● **Task instructions**: Your output is the lines from the first one to the one containing "return 1 - (py - T) / PH", repeated exactly, with images left out.

++++ Available data ++++

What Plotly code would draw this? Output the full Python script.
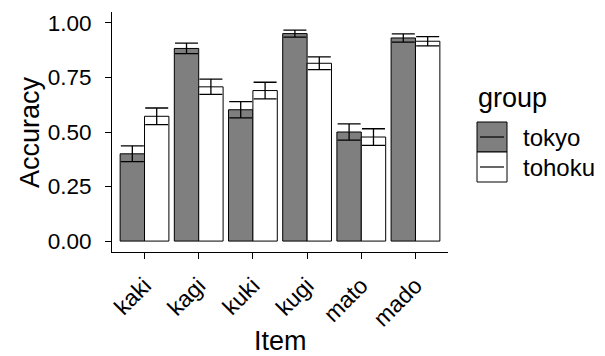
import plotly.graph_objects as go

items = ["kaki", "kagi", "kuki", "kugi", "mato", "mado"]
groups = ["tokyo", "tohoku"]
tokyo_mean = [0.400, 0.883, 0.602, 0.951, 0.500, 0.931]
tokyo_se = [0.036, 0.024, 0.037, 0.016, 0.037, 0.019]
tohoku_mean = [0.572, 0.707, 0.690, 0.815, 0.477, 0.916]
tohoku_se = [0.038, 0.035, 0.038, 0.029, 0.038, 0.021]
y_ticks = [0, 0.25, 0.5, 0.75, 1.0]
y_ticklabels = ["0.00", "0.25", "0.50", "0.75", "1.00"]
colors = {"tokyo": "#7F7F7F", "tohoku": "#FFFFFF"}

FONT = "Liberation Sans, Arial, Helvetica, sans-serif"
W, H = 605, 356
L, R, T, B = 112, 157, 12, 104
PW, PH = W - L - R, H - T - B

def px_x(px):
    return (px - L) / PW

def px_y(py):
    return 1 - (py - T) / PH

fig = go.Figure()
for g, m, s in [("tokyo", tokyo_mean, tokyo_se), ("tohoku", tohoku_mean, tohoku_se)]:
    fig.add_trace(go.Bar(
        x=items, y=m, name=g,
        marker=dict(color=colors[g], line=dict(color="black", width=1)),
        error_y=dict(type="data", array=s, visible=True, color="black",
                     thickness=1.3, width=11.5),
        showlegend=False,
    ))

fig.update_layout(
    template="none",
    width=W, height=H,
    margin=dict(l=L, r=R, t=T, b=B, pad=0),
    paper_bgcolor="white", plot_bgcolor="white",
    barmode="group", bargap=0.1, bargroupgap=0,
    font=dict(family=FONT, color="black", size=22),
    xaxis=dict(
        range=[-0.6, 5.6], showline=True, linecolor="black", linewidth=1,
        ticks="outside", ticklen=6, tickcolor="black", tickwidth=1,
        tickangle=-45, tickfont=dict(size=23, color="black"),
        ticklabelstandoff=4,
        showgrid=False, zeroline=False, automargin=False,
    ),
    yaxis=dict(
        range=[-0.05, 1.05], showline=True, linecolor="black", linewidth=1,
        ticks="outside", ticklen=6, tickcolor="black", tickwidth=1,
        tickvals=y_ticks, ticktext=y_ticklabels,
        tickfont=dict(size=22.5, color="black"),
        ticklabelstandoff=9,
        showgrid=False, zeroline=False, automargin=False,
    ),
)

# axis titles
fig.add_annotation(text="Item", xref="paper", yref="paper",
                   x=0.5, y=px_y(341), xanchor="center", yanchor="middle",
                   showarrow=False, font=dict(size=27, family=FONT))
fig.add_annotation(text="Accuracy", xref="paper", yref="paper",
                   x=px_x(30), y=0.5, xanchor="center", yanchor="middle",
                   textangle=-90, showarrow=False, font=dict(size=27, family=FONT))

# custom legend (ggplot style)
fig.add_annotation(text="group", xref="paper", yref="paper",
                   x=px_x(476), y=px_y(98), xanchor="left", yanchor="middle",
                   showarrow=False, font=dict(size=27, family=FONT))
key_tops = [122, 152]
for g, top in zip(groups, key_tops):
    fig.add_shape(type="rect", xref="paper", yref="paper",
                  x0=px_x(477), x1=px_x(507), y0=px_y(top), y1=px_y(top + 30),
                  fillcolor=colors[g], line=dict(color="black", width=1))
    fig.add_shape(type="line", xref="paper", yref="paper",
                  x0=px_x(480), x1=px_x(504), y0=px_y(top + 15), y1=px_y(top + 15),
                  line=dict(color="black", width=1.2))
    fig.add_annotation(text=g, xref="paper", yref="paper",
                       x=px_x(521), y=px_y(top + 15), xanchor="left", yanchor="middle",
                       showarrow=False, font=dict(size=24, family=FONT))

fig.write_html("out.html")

++++

● **Full answer**:
What Plotly code would draw this? Output the full Python script.
import plotly.graph_objects as go

items = ["kaki", "kagi", "kuki", "kugi", "mato", "mado"]
groups = ["tokyo", "tohoku"]
tokyo_mean = [0.400, 0.883, 0.602, 0.951, 0.500, 0.931]
tokyo_se = [0.036, 0.024, 0.037, 0.016, 0.037, 0.019]
tohoku_mean = [0.572, 0.707, 0.690, 0.815, 0.477, 0.916]
tohoku_se = [0.038, 0.035, 0.038, 0.029, 0.038, 0.021]
y_ticks = [0, 0.25, 0.5, 0.75, 1.0]
y_ticklabels = ["0.00", "0.25", "0.50", "0.75", "1.00"]
colors = {"tokyo": "#7F7F7F", "tohoku": "#FFFFFF"}

FONT = "Liberation Sans, Arial, Helvetica, sans-serif"
W, H = 605, 356
L, R, T, B = 112, 157, 12, 104
PW, PH = W - L - R, H - T - B

def px_x(px):
    return (px - L) / PW

def px_y(py):
    return 1 - (py - T) / PH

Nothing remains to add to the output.